Mengingat dalam penjelasan sebelumnya disebutkan bahwa payung hukum rencana penerapan cukai minuman berpemanis dalam kemasan (MBDK) masih belum matang secara sempurna, seperti belum adanya aturan teknis terkait tarif penerapan kebijakan tersebut maka terdapat beberapa pertimbangan yang perlu diperhatikan oleh pemerintah dalam mendukung implementasi kebijakan cukai MBDK, di antaranya sebagai berikut:
- Dari segi tarif, terdapat beberapa jenis tarif yang digunakan oleh negara-negara dunia, seperti tarif ad-valorem, tarif spesifik, dan tarif campuran. Proporsi tarif yang paling banyak digunakan oleh negara-negara tersebut, yakni tarif ad-valorem dan tarif spesifik. Beberapa tarif tersebut memiliki kelebihan dan kekurangannya masing-masing. Tarif ad-valorem memiliki kelebihan seperti kemudahan dalam hal administrasi penerapannya, namun apabila tarif ini kemudian diimplementasikan maka adanya cukai ini tidak mendorong masyarakat untuk beralih mengonsumsi minuman yang lebih sehat secara penuh dan mendorong industri untuk mereformulasi kandungan gula pada produk terkait sehingga tarif ini lebih cocok diadopsi oleh pemerintah apabila tujuan pemerintah atas pengenaan cukai ini lebih condong ke dalam hal peningkatan penerimaan negara. Sedangkan, apabila tarif spesifik diimplementasikan maka hal ini dapat mendorong peralihan konsumsi masyarakat menuju minuman non-berpemanis dan industri terdorong untuk mereformulasi kandungan dalam produk terkait. Namun, tarif spesifik memiliki kekurangan, yakni pengadministrasiannya yang lebih rumit daripada tarif ad-valorem. Penerapan tarif ini cocok apabila tujuan pengenaan cukai yang dimiliki pemerintah berfokus dalam menangani masalah kesehatan atas konsumsi produk tersebut. Sehingga apabila pemerintah kemudian “ingin” untuk mencapai keduanya maka dapat menggunakan tarif campuran, yakni tarif ad-valorem dan tarif spesifik.
- Hal kedua yang perlu diperhatikan oleh pemerintah dalam menerapkan kebijakan cukai MBDK adalah insentif bagi industri minuman mengingat penerapan cukai atas produk tersebut memberikan dampak bagi para pelaku industri. Pemerintah dapat memberikan insentif bagi para industri apabila berhasil dalam mereformulasi produk minuman berpemanis, utamanya dari segi kandungan gulanya dan patuh dengan apa yang telah diregulasikan oleh pemerintah dari seperti dalam hal konsistensi kandungan produk. Hal ini berguna untuk memastikan industri tidak “terlalu terbebani” dengan adanya cukai atas produk terkait.

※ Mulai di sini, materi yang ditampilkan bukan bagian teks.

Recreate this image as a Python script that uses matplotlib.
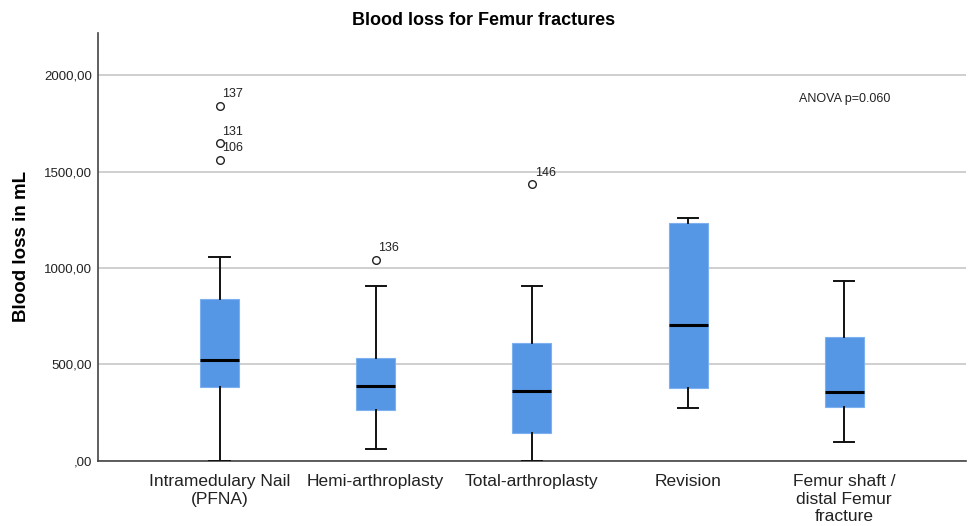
import matplotlib.pyplot as plt
from matplotlib.ticker import FuncFormatter

plt.rcParams['font.family'] = ['Liberation Sans', 'DejaVu Sans']

# categories and box statistics (mL)
categories = ["Intramedulary Nail\n(PFNA)", "Hemi-arthroplasty", "Total-arthroplasty",
              "Revision", "Femur shaft /\ndistal Femur\nfracture"]
whisker_low = [0, 61, 0, 274, 98]
q1 = [382, 262, 145, 377, 277]
median = [521, 389, 363, 704, 355]
q3 = [839, 531, 612, 1234, 644]
whisker_high = [1056, 907, 905, 1262, 933]
outliers = [[1843, 1649, 1563], [1042], [1435], [], []]
outlier_ids = [["137", "131", "106"], ["136"], ["146"], [], []]

y_ticks = [0, 500, 1000, 1500, 2000]
anova_text = "ANOVA p=0.060"

box_color = "#5596e5"

fig = plt.figure(figsize=(9.68, 5.26), dpi=100)
ax = fig.add_axes([0.101, 0.1245, 0.897, 0.8125])

stats = []
for i in range(len(categories)):
    stats.append({
        'whislo': whisker_low[i], 'q1': q1[i], 'med': median[i],
        'q3': q3[i], 'whishi': whisker_high[i], 'fliers': outliers[i],
    })

positions = list(range(1, len(categories) + 1))
ax.bxp(stats, positions=positions, widths=0.25, patch_artist=True,
       showcaps=True,
       boxprops=dict(facecolor=box_color, edgecolor="#7db0ef", linewidth=0.8),
       medianprops=dict(color='black', linewidth=2.2),
       whiskerprops=dict(color='#111111', linewidth=1.4),
       capprops=dict(color='#111111', linewidth=1.4),
       capwidths=0.13,
       flierprops=dict(marker='o', markerfacecolor='none', markeredgecolor='#222222',
                       markersize=5.5, markeredgewidth=1.0),
       zorder=3)

# outlier case labels
for pos, vals, ids in zip(positions, outliers, outlier_ids):
    for v, lab in zip(vals, ids):
        ax.annotate(lab, (pos, v), xytext=(2, 4), textcoords='offset points',
                    ha='left', va='bottom', fontsize=9, color='#222222')

ax.set_xlim(0.22, 5.78)
ax.set_ylim(0, 2220)
ax.set_yticks(y_ticks)


def comma_fmt(v, pos):
    s = f"{v:.2f}".replace('.', ',')
    if s.startswith('0,'):
        s = s[1:]
    return s


ax.yaxis.set_major_formatter(FuncFormatter(comma_fmt))
ax.set_xticks(positions)
ax.set_xticklabels(categories, fontsize=12.5, color='#222222', linespacing=1.2)
ax.tick_params(axis='x', length=0, pad=10)
ax.tick_params(axis='y', length=0, pad=4, labelsize=9.5, labelcolor='#222222')

ax.grid(axis='y', color='#cfcfcf', linewidth=1.4, zorder=0)
ax.set_axisbelow(True)
for side in ['top', 'right']:
    ax.spines[side].set_visible(False)
for side in ['left', 'bottom']:
    ax.spines[side].set_color('#444444')
    ax.spines[side].set_linewidth(1.2)

ax.set_ylabel("Blood loss in mL", fontsize=13.5, fontweight='bold', labelpad=10)
ax.text(5.0, 1879, anova_text, ha='center', va='center', fontsize=9, color='#222222')

fig.suptitle("Blood loss for Femur fractures", x=0.5, y=0.978, fontsize=13,
             fontweight='bold', va='top')

fig.savefig("out.png", dpi=100)
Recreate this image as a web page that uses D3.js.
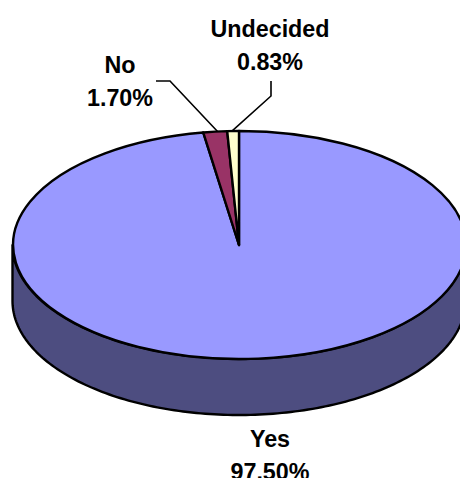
<!DOCTYPE html>
<html>
<head>
<meta charset="utf-8">
<script src="https://cdn.jsdelivr.net/npm/d3@7"></script>
<style>
  html, body { margin: 0; padding: 0; background: #fff; overflow: hidden; }
  svg { display: block; }
  text { font-family: "Liberation Sans", Arial, sans-serif; font-weight: bold; font-size: 23.3px; fill: #000; }
</style>
</head>
<body>
<svg width="460" height="478"></svg>
<script>
var categories = ["Yes", "No", "Undecided"];
var shares = [97.5, 1.7, 0.83];
var share_labels = ["97.50%", "1.70%", "0.83%"];
var slice_colors = ["#9999ff", "#993366", "#ffffcc"];
var side_color = "#4d4d80";

const cx = 239;
const cy = 245;
const rx = 226.5;
const ry = 114;
const depth = 56;

var svg = d3.select("svg");

var slices = d3.pie().sort(null)(shares);

// point on the top ellipse for a pie angle (0 = 12 o'clock, clockwise)
function rim_x(a) { return cx + rx * Math.sin(a); }
function rim_y(a) { return cy - ry * Math.cos(a); }

// front wall of the disc, only the lower half of the ellipse shows
var wall = d3.area()
  .x((a) => rim_x(a))
  .y0((a) => rim_y(a))
  .y1((a) => rim_y(a) + depth);

svg.append("path")
  .attr("d", wall(d3.range(Math.PI / 2, Math.PI * 1.5 + 0.01, 0.02)))
  .attr("fill", side_color)
  .attr("stroke", "#000")
  .attr("stroke-width", 2.4)
  .attr("stroke-linejoin", "round");

// top face: unit circle arcs squashed into the ellipse
var arc = d3.arc().innerRadius(0).outerRadius(1);

svg.append("g")
  .attr("transform", "translate(" + cx + "," + cy + ") scale(" + rx + "," + ry + ")")
  .selectAll("path")
  .data(slices)
  .join("path")
  .attr("d", arc)
  .attr("fill", (d, i) => slice_colors[i])
  .attr("stroke", "#000")
  .attr("stroke-width", 2.4)
  .attr("stroke-linejoin", "round")
  .attr("vector-effect", "non-scaling-stroke");

// label placement: centre x, first baseline, and the leader line bend points
var label_x = [270, 120, 270];
var label_y = [447, 73, 37];
var line_height = 32.5;
var leader_pts = [null, [[156, 81], [170, 81]], [[271, 81], [271, 96]]];
var leader_frac = [null, 0.6, 0.4]; // where along the slice's rim the leader lands

var leader = d3.line();

slices.forEach(function (d, i) {
  if (leader_pts[i]) {
    var a = d.startAngle + (d.endAngle - d.startAngle) * leader_frac[i];
    svg.append("path")
      .attr("d", leader(leader_pts[i].concat([[rim_x(a), rim_y(a)]])))
      .attr("fill", "none")
      .attr("stroke", "#000")
      .attr("stroke-width", 1.6);
  }
  var label = svg.append("text")
    .attr("text-anchor", "middle")
    .attr("x", label_x[i])
    .attr("y", label_y[i]);
  label.append("tspan").attr("x", label_x[i]).text(categories[i]);
  label.append("tspan").attr("x", label_x[i]).attr("dy", line_height).text(share_labels[i]);
});
</script>
</body>
</html>
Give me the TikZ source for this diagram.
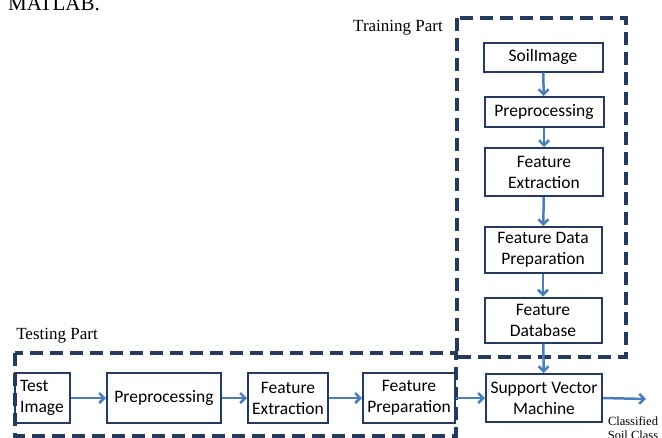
\documentclass[tikz,border=0pt]{standalone}
\usepackage{fontspec}
\setmainfont{Liberation Serif}
\newfontfamily\boxfont{Carlito}
\usetikzlibrary{arrows.meta}
\definecolor{navy}{HTML}{243A5E}
\definecolor{arrowblue}{HTML}{4A7EBB}
\tikzstyle{blk}=[draw=navy,line width=2pt,align=center,inner sep=0pt,font=\boxfont\fontsize{17.5}{21}\selectfont]
\tikzstyle{part}=[draw=navy,line width=3.5pt,dash pattern=on 13pt off 7pt]
\tikzstyle{arr}=[draw=arrowblue,line width=2.5pt,-{Straight Barb[length=5pt,width=10pt]}]
\tikzstyle{lbl}=[inner sep=0pt,font=\fontsize{17}{20}\selectfont]

\begin{document}
\begin{tikzpicture}[x=1pt,y=-1pt]
\useasboundingbox (0,0) rectangle (662,437);
\clip (0,0) rectangle (662,437);
\node[anchor=base west,inner sep=0pt,font=\fontsize{21}{24}\selectfont] (matlab) at (8,10) {MATLAB.};
% dashed parts
\draw[part] (457,18) rectangle (626,357);
\draw[part] (15,353) rectangle (456,436);
\node[lbl] (trainlbl) at (398,28) {Training Part};
\node[lbl] (testlbl) at (57,336) {Testing Part};
% training part
\node[blk,minimum width=119,minimum height=29] (soil) at (543,57) {SoilImage};
\node[blk,minimum width=119,minimum height=30] (pre1) at (544,112) {Preprocessing};
\node[blk,minimum width=118,minimum height=48] (fe1) at (544,172) {Feature\\Extraction};
\node[blk,minimum width=117,minimum height=46] (fdp) at (543,250) {Feature Data\\Preparation};
\node[blk,minimum width=117,minimum height=45] (fdb) at (543,320) {Feature\\Database};
\node[blk,minimum width=116,minimum height=48] (svm) at (544,398) {Support Vector\\Machine};
% testing part
\node[blk,align=left,minimum width=55,minimum height=50] (test) at (42,398) {Test\\Image};
\node[blk,minimum width=114,minimum height=50] (pre2) at (164,398) {Preprocessing};
\node[blk,minimum width=80,minimum height=50] (fe2) at (288,398) {Feature\\Extraction};
\node[blk,minimum width=92,minimum height=50] (fp) at (409,398) {Feature\\Preparation};
\node[inner sep=0pt,align=center,font=\fontsize{12.5}{14}\selectfont] (cls) at (633,428) {Classified\\Soil Class};
\coordinate (out) at (646,399);
% arrows
\draw[arr] (soil) -- (pre1);
\draw[arr] (pre1) -- (fe1);
\draw[arr] (fe1) -- (fdp);
\draw[arr] (fdp) -- (fdb);
\draw[arr] (fdb) -- (svm);
\draw[arr] (test) -- (pre2);
\draw[arr] (pre2) -- (fe2);
\draw[arr] (fe2) -- (fp);
\draw[arr] (fp) -- (svm);
\draw[arr] (svm.east) -- (out);
\end{tikzpicture}
\end{document}
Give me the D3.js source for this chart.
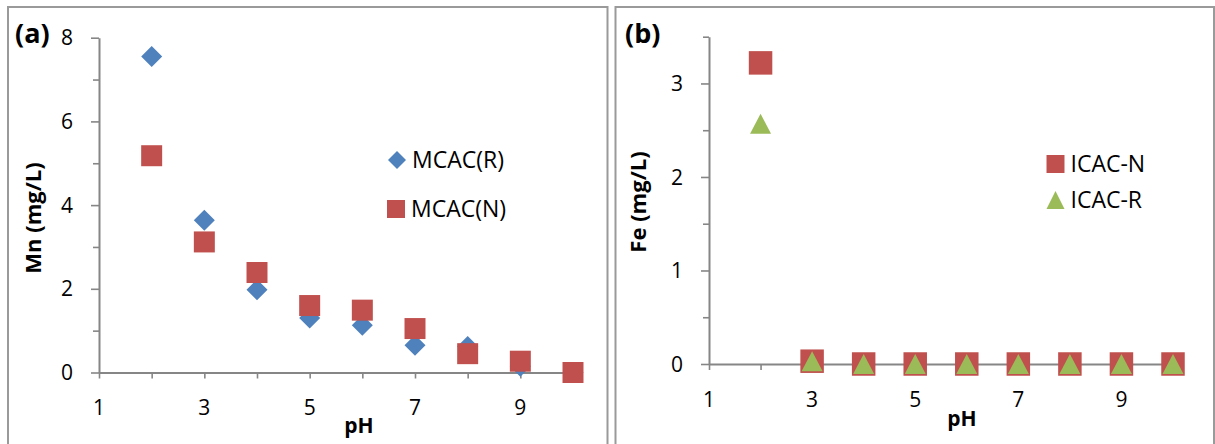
<!DOCTYPE html>
<html>
<head>
<meta charset="utf-8">
<script src="https://cdn.jsdelivr.net/npm/d3@7"></script>
<style>
  html, body { margin: 0; padding: 0; background: #fff; }
  svg { display: block; font-family: "Open Sans", "DejaVu Sans", sans-serif; }
</style>
</head>
<body>
<svg id="chart" width="1215" height="444"></svg>
<script>
// pH values shared by both panels
const phValues = [2, 3, 4, 5, 6, 7, 8, 9, 10];

// (a) Mn residual concentration (mg/L)
const mcacR = [7.55, 3.64, 1.98, 1.30, 1.13, 0.65, 0.62, 0.15, 0];
const mcacN = [5.18, 3.12, 2.39, 1.60, 1.49, 1.05, 0.45, 0.27, 0];

// (b) Fe residual concentration (mg/L)
const icacN = [3.22, 0.03, 0, 0, 0, 0, 0, 0, 0];
const icacR = [2.57, 0.03, 0, 0, 0, 0, 0, 0, 0];

// axis ticks
const xTicks = [1, 2, 3, 4, 5, 6, 7, 8, 9, 10];
const xTickLabels = [1, 3, 5, 7, 9];
const yTicksA = [0, 1, 2, 3, 4, 5, 6, 7, 8];
const yTickLabelsA = [0, 2, 4, 6, 8];
const yTicksB = [0, 0.5, 1, 1.5, 2, 2.5, 3, 3.5];
const yTickLabelsB = [0, 1, 2, 3];

const BLUE = "#4F81BD", RED = "#C0504D", GREEN = "#9BBB59";
const AXIS = "#868686", FRAME = "#9a9a9a";

const svg = d3.select("#chart");

// marker path builders, centred on (0,0)
function diamondPath(w, h) {
  return `M0,${-h / 2}L${w / 2},0L0,${h / 2}L${-w / 2},0Z`;
}
function squarePath(s) {
  return `M${-s / 2},${-s / 2}h${s}v${s}h${-s}Z`;
}
function trianglePath(w, h) {
  return `M0,${-h / 2}L${w / 2},${h / 2}L${-w / 2},${h / 2}Z`;
}

function drawPanel(cfg) {
  const g = svg.append("g");

  // panel frame (open at the bottom edge of the page)
  g.append("path")
    .attr("d", `M${cfg.frame[0]},450V${cfg.frame[1]}H${cfg.frame[2]}V450`)
    .attr("fill", "none").attr("stroke", FRAME).attr("stroke-width", 2);

  const x = d3.scaleLinear().domain([1, 10]).range(cfg.xRange);
  const y = d3.scaleLinear().domain(cfg.yDomain).range(cfg.yRange);

  // y axis
  const yAxis = d3.axisLeft(y)
    .tickValues(cfg.yTicks)
    .tickSizeInner(0).tickSizeOuter(0)
    .tickFormat("");
  const ya = g.append("g").attr("transform", `translate(${cfg.xRange[0]},0)`).call(yAxis);
  ya.select(".domain").attr("stroke", AXIS).attr("stroke-width", 2);
  ya.selectAll(".tick line")
    .attr("stroke", AXIS).attr("stroke-width", 1.6)
    .attr("x2", d => (cfg.yTickLabels.includes(d) ? -8 : -6));

  g.selectAll("text.ylab").data(cfg.yTickLabels).enter().append("text")
    .attr("x", cfg.xRange[0] - 26).attr("y", d => y(d)).attr("dy", "0.36em")
    .attr("text-anchor", "end").attr("font-size", 21).attr("fill", "#000")
    .text(d => d);

  // x axis
  const xAxis = d3.axisBottom(x)
    .tickValues(xTicks)
    .tickSizeInner(6).tickSizeOuter(0)
    .tickFormat("");
  const xa = g.append("g").attr("transform", `translate(0,${y(0)})`).call(xAxis);
  xa.select(".domain").attr("stroke", AXIS).attr("stroke-width", 2);
  xa.selectAll(".tick line").attr("stroke", AXIS).attr("stroke-width", 1.6);

  g.selectAll("text.xlab").data(xTickLabels).enter().append("text")
    .attr("x", d => x(d)).attr("y", y(0) + 35).attr("dy", "0.36em")
    .attr("text-anchor", "middle").attr("font-size", 21).attr("fill", "#000")
    .text(d => d);

  // axis titles
  g.append("text")
    .attr("x", cfg.xTitle[0]).attr("y", cfg.xTitle[1])
    .attr("text-anchor", "middle").attr("font-size", 21).attr("font-weight", "bold")
    .text("pH");
  g.append("text")
    .attr("transform", `translate(${cfg.yTitle[0]},${cfg.yTitle[1]}) rotate(-90)`)
    .attr("text-anchor", "middle").attr("dy", "0.36em")
    .attr("font-size", 22).attr("font-weight", "bold")
    .text(cfg.yTitleText);

  // panel tag
  g.append("text")
    .attr("x", cfg.tag[0]).attr("y", cfg.tag[1])
    .attr("font-size", 27).attr("font-weight", "bold")
    .text(cfg.tagText);

  // series markers
  cfg.series.forEach(s => {
    g.append("g").selectAll("path").data(phValues.map((p, i) => [p, s.values[i]]))
      .enter().append("path")
      .attr("transform", d => `translate(${x(d[0])},${y(d[1])})`)
      .attr("d", s.shape)
      .attr("fill", s.color);
  });

  // legend
  cfg.legend.forEach(l => {
    g.append("path")
      .attr("transform", `translate(${l.pos[0]},${l.pos[1]})`)
      .attr("d", l.shape).attr("fill", l.color);
    g.append("text")
      .attr("x", l.pos[0] + 15).attr("y", l.pos[1]).attr("dy", "0.36em")
      .attr("font-size", 23).text(l.label);
  });
}

drawPanel({
  frame: [8, 7, 607.5],
  xRange: [99, 573],
  yDomain: [0, 8],
  yRange: [372.5, 37.7],
  yTicks: yTicksA,
  yTickLabels: yTickLabelsA,
  xTitle: [359, 433],
  yTitle: [33, 218],
  yTitleText: "Mn (mg/L)",
  tag: [15, 43],
  tagText: "(a)",
  series: [
    { values: mcacR, color: BLUE, shape: diamondPath(21, 21) },
    { values: mcacN, color: RED, shape: squarePath(21) }
  ],
  legend: [
    { pos: [397, 160], shape: diamondPath(18, 18), color: BLUE, label: "MCAC(R)" },
    { pos: [396, 209], shape: squarePath(18), color: RED, label: "MCAC(N)" }
  ]
});

drawPanel({
  frame: [615.5, 7, 1214],
  xRange: [709, 1173],
  yDomain: [0, 3.5],
  yRange: [364, 36.7],
  yTicks: yTicksB,
  yTickLabels: yTickLabelsB,
  xTitle: [962, 426],
  yTitle: [638, 202],
  yTitleText: "Fe (mg/L)",
  tag: [625, 43],
  tagText: "(b)",
  series: [
    { values: icacN, color: RED, shape: squarePath(23.5) },
    { values: icacR, color: GREEN, shape: trianglePath(21, 20) }
  ],
  legend: [
    { pos: [1055.5, 164], shape: squarePath(18), color: RED, label: "ICAC-N" },
    { pos: [1055.5, 200], shape: trianglePath(18, 18), color: GREEN, label: "ICAC-R" }
  ]
});
</script>
</body>
</html>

- Kemudian, terdapat alternatif instrumen lain yang dapat digunakan oleh pemerintah selain pengenaan cukai minuman berpemanis. Berkaca dari beberapa negara di dunia, selain mengenakan cukai atas produk minuman berpemanis, terdapat negara yang mengenakan kebijakan PPN (VAT), seperti India, Grenada, Bangladesh, Spanyol, dan Romania. Selain itu, kebijakan Pajak Impor (Import Tax) untuk minuman berpemanis yang berasal dari luar negeri juga diimplementasikan oleh negara lainnya utamanya di kawasan Pasifik, seperti Palau, Nauru, dan Vanuatu. Sama seperti tujuan dari cukai minuman berpemanis, kebijakan pajak impor pada beberapa negara tersebut juga bertujuan untuk mengendalikan konsumsi gula berpemanis pada masyarakat mengingat negara-negara kawasan Pasifik memiliki angka obesitas tertinggi di dunia.
Beberapa hal di atas diharapkan dapat menjadi pertimbangan bagi pemerintah saat menyusun dan mengimplementasikan kebijakan cukai minuman berpemanis dalam kemasan (MBDK) di Indonesia. Kemudian, pemerintah juga diharapkan mengedepankan tujuan awal dari kebijakan ini diimplementasikan. Tidak hanya itu, transparansi dan akuntabilitas dari pemerintah juga diperlukan. Hal tersebut guna mendukung kelancaran dari kebijakan cukai minuman berpemanis dalam kemasan (MBDK) di Indonesia.